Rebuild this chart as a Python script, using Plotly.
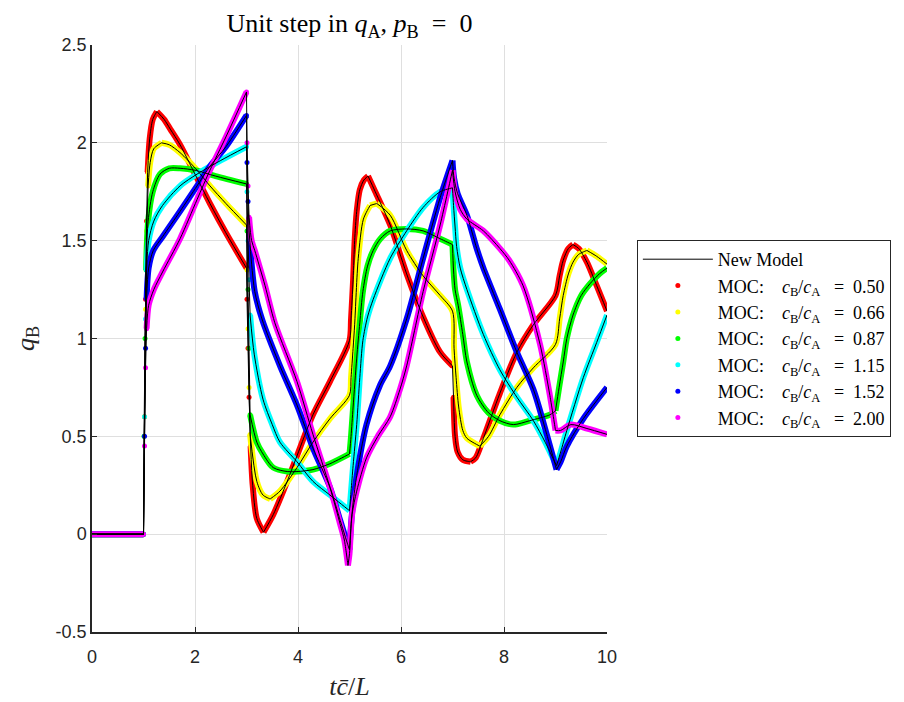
import math
import plotly.graph_objects as go

# ---------------- data ----------------
ratio_labels = ["0.50", "0.66", "0.87", "1.15", "1.52", "2.00"]

t_050 = [0, 1.0, 1.02, 1.04, 1.06, 1.08, 1.12, 1.18, 1.26, 1.4, 1.52, 1.71, 2.0, 2.29, 2.6, 3.0,
         3.01, 3.03, 3.05, 3.08, 3.12, 3.2, 3.33, 3.52, 3.79, 3.98, 4.29, 4.62, 5.0,
         5.03, 5.07, 5.1, 5.14, 5.2, 5.28, 5.36, 5.5, 5.79, 6.11, 6.43, 6.76, 7.0,
         7.02, 7.05, 7.1, 7.2, 7.35, 7.45, 7.6, 7.92, 8.25, 8.57, 9.0,
         9.08, 9.15, 9.25, 9.34, 9.45, 9.61, 9.8, 10]
q_050 = [0, 0, 0.6, 1.2, 1.6, 1.85, 2.02, 2.12, 2.16, 2.12, 2.07, 1.99, 1.84, 1.69, 1.54, 1.36,
         1.2, 0.95, 0.7, 0.45, 0.25, 0.08, 0.01, 0.1, 0.27, 0.4, 0.61, 0.78, 0.99,
         1.1, 1.3, 1.5, 1.65, 1.76, 1.81, 1.83, 1.75, 1.58, 1.33, 1.11, 0.93, 0.86,
         0.7, 0.5, 0.42, 0.38, 0.37, 0.39, 0.49, 0.72, 0.93, 1.07, 1.22,
         1.32, 1.4, 1.46, 1.48, 1.46, 1.39, 1.27, 1.14]

t_066 = [0, 1.0, 1.02, 1.04, 1.06, 1.09, 1.13, 1.2, 1.35, 1.5, 1.71, 2.04, 2.29, 2.6, 3.0,
         3.01, 3.03, 3.05, 3.07, 3.2, 3.32, 3.46, 3.65, 3.98, 4.29, 4.62, 5.0,
         5.03, 5.07, 5.1, 5.17, 5.27, 5.4, 5.53, 5.79, 6.11, 6.43, 6.76, 7.0,
         7.03, 7.07, 7.12, 7.2, 7.28, 7.53, 7.7, 7.92, 8.25, 8.57, 9.0,
         9.08, 9.15, 9.25, 9.34, 9.45, 9.61, 9.8, 10]
q_066 = [0, 0, 0.6, 1.15, 1.55, 1.78, 1.9, 1.97, 2.0, 1.99, 1.95, 1.86, 1.78, 1.69, 1.58,
         1.35, 1.05, 0.75, 0.51, 0.27, 0.2, 0.18, 0.22, 0.34, 0.47, 0.59, 0.71,
         0.8, 0.95, 1.07, 1.41, 1.61, 1.68, 1.69, 1.63, 1.45, 1.32, 1.22, 1.14,
         0.95, 0.8, 0.65, 0.53, 0.49, 0.45, 0.5, 0.61, 0.75, 0.85, 0.97,
         1.1, 1.22, 1.33, 1.39, 1.43, 1.45, 1.42, 1.38]

t_087 = [0, 1.0, 1.01, 1.03, 1.05, 1.09, 1.18, 1.32, 1.5, 1.71, 2.0, 2.4, 3.0,
         3.01, 3.03, 3.05, 3.07, 3.2, 3.32, 3.52, 3.79, 3.98, 4.29, 4.62, 5.0,
         5.03, 5.07, 5.14, 5.2, 5.26, 5.35, 5.46, 5.6, 5.79, 6.11, 6.43, 6.76, 7.0,
         7.02, 7.05, 7.11, 7.2, 7.28, 7.47, 7.7, 7.92, 8.18, 8.5, 8.89, 9.0,
         9.07, 9.15, 9.22, 9.34, 9.5, 9.67, 9.85, 10]
q_087 = [0, 0, 0.5, 1.0, 1.35, 1.6, 1.75, 1.84, 1.87, 1.87, 1.86, 1.83, 1.79,
         1.55, 1.25, 0.95, 0.61, 0.47, 0.41, 0.34, 0.32, 0.32, 0.33, 0.36, 0.41,
         0.5, 0.65, 0.9, 1.08, 1.24, 1.37, 1.45, 1.51, 1.55, 1.56, 1.55, 1.51, 1.48,
         1.35, 1.25, 1.17, 1.02, 0.88, 0.71, 0.62, 0.58, 0.56, 0.58, 0.61, 0.63,
         0.75, 0.88, 1.0, 1.12, 1.22, 1.28, 1.33, 1.36]

t_115 = [0, 1.0, 1.02, 1.04, 1.06, 1.1, 1.2, 1.37, 1.71, 2.04, 2.5, 3.0,
         3.01, 3.03, 3.05, 3.07, 3.15, 3.32, 3.5, 3.65, 3.98, 4.29, 4.62, 5.0,
         5.03, 5.07, 5.14, 5.2, 5.26, 5.35, 5.46, 5.79, 6.11, 6.43, 6.76, 7.0,
         7.02, 7.05, 7.08, 7.15, 7.28, 7.6, 7.92, 8.25, 8.57, 8.8, 9.02,
         9.1, 9.22, 9.54, 9.8, 10]
q_115 = [0, 0, 0.6, 1.1, 1.35, 1.5, 1.6, 1.68, 1.78, 1.84, 1.91, 1.98,
         1.75, 1.5, 1.3, 1.12, 0.92, 0.69, 0.56, 0.47, 0.37, 0.27, 0.2, 0.12,
         0.22, 0.35, 0.56, 0.8, 0.99, 1.11, 1.2, 1.41, 1.55, 1.67, 1.75, 1.77,
         1.68, 1.57, 1.47, 1.36, 1.25, 1.02, 0.84, 0.7, 0.58, 0.47, 0.35,
         0.42, 0.53, 0.8, 0.98, 1.12]

t_152 = [0, 1.0, 1.02, 1.04, 1.06, 1.1, 1.19, 1.37, 1.71, 2.04, 2.29, 2.6, 3.0,
         3.01, 3.03, 3.05, 3.1, 3.16, 3.3, 3.65, 3.98, 4.29, 4.62, 4.82, 4.95, 5.0,
         5.03, 5.07, 5.14, 5.33, 5.59, 5.79, 6.11, 6.43, 6.76, 7.0,
         7.03, 7.1, 7.28, 7.47, 7.6, 7.92, 8.25, 8.57, 8.83, 9.02,
         9.1, 9.22, 9.54, 10]
q_152 = [0, 0, 0.5, 0.95, 1.2, 1.36, 1.45, 1.52, 1.65, 1.78, 1.88, 1.98, 2.14,
         1.9, 1.7, 1.55, 1.38, 1.24, 1.1, 0.86, 0.66, 0.44, 0.24, 0.07, -0.04, -0.08,
         0.05, 0.16, 0.3, 0.56, 0.76, 0.86, 1.1, 1.41, 1.72, 1.91,
         1.82, 1.74, 1.63, 1.46, 1.36, 1.15, 0.93, 0.74, 0.51, 0.33,
         0.37, 0.45, 0.59, 0.75]

t_200 = [0, 1.0, 1.02, 1.04, 1.06, 1.1, 1.2, 1.37, 1.71, 2.04, 2.29, 2.6, 3.0,
         3.01, 3.03, 3.05, 3.1, 3.16, 3.36, 3.55, 3.98, 4.29, 4.62, 4.82, 4.9, 4.97,
         5.0, 5.05, 5.14, 5.33, 5.55, 5.79, 5.98, 6.11, 6.43, 6.76, 7.0,
         7.05, 7.15, 7.28, 7.6, 7.92, 8.1, 8.37, 8.7, 8.89, 9.0,
         9.1, 9.3, 9.61, 10]
q_200 = [0, 0, 0.45, 0.85, 1.05, 1.17, 1.25, 1.34, 1.51, 1.71, 1.86, 2.03, 2.26,
         2.0, 1.78, 1.62, 1.5, 1.45, 1.27, 1.08, 0.78, 0.51, 0.24, 0.05, -0.03, -0.16,
         -0.1, 0.1, 0.22, 0.39, 0.5, 0.6, 0.74, 0.86, 1.24, 1.58, 1.86,
         1.75, 1.66, 1.61, 1.55, 1.46, 1.4, 1.27, 0.97, 0.71, 0.53,
         0.53, 0.56, 0.54, 0.51]

series_t = [t_050, t_066, t_087, t_115, t_152, t_200]
series_q = [q_050, q_066, q_087, q_115, q_152, q_200]

x_ticks = [0, 2, 4, 6, 8, 10]
x_ticktext = ["0", "2", "4", "6", "8", "10"]
y_ticks = [-0.5, 0, 0.5, 1, 1.5, 2, 2.5]
y_ticktext = ["-0.5", "0", "0.5", "1", "1.5", "2", "2.5"]

# ---------------- styles ----------------
colors = ["#ff0000", "#ffff00", "#00ff00", "#00ffff", "#0000ff", "#ff00ff"]
serif = "Liberation Serif, DejaVu Serif, serif"
sans = "Liberation Sans, Arial, sans-serif"
STEEP = 7.0        # slope above which a segment is a jump (drawn as dots)
CORNER_DEG = 45.0  # direction change (in screen space) that keeps a sharp corner
PX_X, PX_Y = 51.5, 195.7  # approx screen pixels per data unit
EM, EN = "\u2003", "\u2002"


def split_series(tt, qq):
    """Return (smooth runs, steep segments) as lists of index lists."""
    n = len(tt)
    steep = []
    for k in range(n - 1):
        dt = tt[k + 1] - tt[k]
        steep.append(dt <= 0 or abs((qq[k + 1] - qq[k]) / dt) > STEEP)
    runs, cur = [], []
    for k in range(n - 1):
        if steep[k]:
            if len(cur) > 1:
                runs.append(cur)
            cur = []
            continue
        if not cur:
            cur = [k]
        else:
            a1 = math.atan2((qq[k] - qq[k - 1]) * PX_Y, (tt[k] - tt[k - 1]) * PX_X)
            a2 = math.atan2((qq[k + 1] - qq[k]) * PX_Y, (tt[k + 1] - tt[k]) * PX_X)
            d = abs(math.degrees(a2 - a1))
            d = min(d, 360 - d)
            if d > CORNER_DEG:
                runs.append(cur + [k])
                cur = [k]
        cur.append(k + 1)
    if len(cur) > 1:
        runs.append(cur)
    steep_segs = [[k, k + 1] for k in range(n - 1) if steep[k]]
    return runs, steep_segs


def join(groups, tt, qq):
    xs, ys = [], []
    for g in groups:
        xs += [tt[i] for i in g] + [None]
        ys += [qq[i] for i in g] + [None]
    return xs, ys


fig = go.Figure()

pieces = [split_series(tt, qq) for tt, qq in zip(series_t, series_q)]

for i, (tt, qq) in enumerate(zip(series_t, series_q)):
    runs, steep_segs = pieces[i]
    lx, ly = join(runs, tt, qq)
    fig.add_trace(go.Scatter(x=lx, y=ly, mode="lines",
                             line=dict(color=colors[i], width=6, shape="spline", smoothing=0.8),
                             showlegend=False, hoverinfo="skip"))
    idx = sorted({j for s in steep_segs for j in s})
    fig.add_trace(go.Scatter(x=[tt[j] for j in idx], y=[qq[j] for j in idx], mode="markers",
                             marker=dict(color=colors[i], size=5),
                             name="MOC:" + EM + "<i>c</i><sub>B</sub>/<i>c</i><sub>A</sub>"
                                  + EN + " =" + EN + ratio_labels[i],
                             legendrank=10 + i))

for i, (tt, qq) in enumerate(zip(series_t, series_q)):
    runs, steep_segs = pieces[i]
    sx, sy = join(runs, tt, qq)
    fig.add_trace(go.Scatter(x=sx, y=sy, mode="lines",
                             line=dict(color="black", width=1, shape="spline", smoothing=0.8),
                             name="New Model", showlegend=(i == 0), legendrank=1,
                             hoverinfo="skip"))
    jx, jy = join(steep_segs, tt, qq)
    fig.add_trace(go.Scatter(x=jx, y=jy, mode="lines",
                             line=dict(color="black", width=1),
                             showlegend=False, hoverinfo="skip"))

axis_common = dict(showline=True, linecolor="#262626", linewidth=1.5,
                   ticks="inside", ticklen=5, tickcolor="#262626",
                   showgrid=True, gridcolor="#dfdfdf", gridwidth=1,
                   zeroline=False, mirror=False, automargin=False,
                   tickfont=dict(family=sans, size=18, color="#262626"))

fig.update_xaxes(range=[0, 10], tickvals=x_ticks, ticktext=x_ticktext,
                 ticklabelstandoff=8,
                 title=dict(text="<i>t</i><i>c̄</i>/<i>L</i>",
                            font=dict(family=serif, size=26, color="#262626"),
                            standoff=10),
                 **axis_common)
fig.update_yaxes(range=[-0.5, 2.5], tickvals=y_ticks, ticktext=y_ticktext,
                 title=dict(text="<i>q</i><sub>B</sub>",
                            font=dict(family=serif, size=26, color="#262626"),
                            standoff=14),
                 **axis_common)

fig.update_layout(
    width=904, height=702,
    margin=dict(l=92, r=297, t=45, b=70),
    paper_bgcolor="white", plot_bgcolor="white",
    title=dict(text="Unit step in <i>q</i><sub>A</sub>, <i>p</i><sub>B</sub>" + EN + "=" + EN + "0",
               x=(92 + 607) / 2 / 904, xanchor="center", y=1 - 23 / 702, yanchor="middle",
               font=dict(family=serif, size=26, color="black")),
    legend=dict(x=1.058, xanchor="left", y=0.5, yanchor="middle",
                bgcolor="white", bordercolor="#262626", borderwidth=1,
                font=dict(family=serif, size=18, color="black"),
                itemwidth=70, tracegroupgap=0),
    showlegend=True,
)

fig.write_html("out.html")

- **Written request**: Pictures stay out. Print the data exactly, from its first line through the line containing "1.32, 1.4, 1.46, 1.48, 1.46, 1.39, 1.27, 1.14]".

- **Task output**:
Rebuild this chart as a Python script, using Plotly.
import math
import plotly.graph_objects as go

# ---------------- data ----------------
ratio_labels = ["0.50", "0.66", "0.87", "1.15", "1.52", "2.00"]

t_050 = [0, 1.0, 1.02, 1.04, 1.06, 1.08, 1.12, 1.18, 1.26, 1.4, 1.52, 1.71, 2.0, 2.29, 2.6, 3.0,
         3.01, 3.03, 3.05, 3.08, 3.12, 3.2, 3.33, 3.52, 3.79, 3.98, 4.29, 4.62, 5.0,
         5.03, 5.07, 5.1, 5.14, 5.2, 5.28, 5.36, 5.5, 5.79, 6.11, 6.43, 6.76, 7.0,
         7.02, 7.05, 7.1, 7.2, 7.35, 7.45, 7.6, 7.92, 8.25, 8.57, 9.0,
         9.08, 9.15, 9.25, 9.34, 9.45, 9.61, 9.8, 10]
q_050 = [0, 0, 0.6, 1.2, 1.6, 1.85, 2.02, 2.12, 2.16, 2.12, 2.07, 1.99, 1.84, 1.69, 1.54, 1.36,
         1.2, 0.95, 0.7, 0.45, 0.25, 0.08, 0.01, 0.1, 0.27, 0.4, 0.61, 0.78, 0.99,
         1.1, 1.3, 1.5, 1.65, 1.76, 1.81, 1.83, 1.75, 1.58, 1.33, 1.11, 0.93, 0.86,
         0.7, 0.5, 0.42, 0.38, 0.37, 0.39, 0.49, 0.72, 0.93, 1.07, 1.22,
         1.32, 1.4, 1.46, 1.48, 1.46, 1.39, 1.27, 1.14]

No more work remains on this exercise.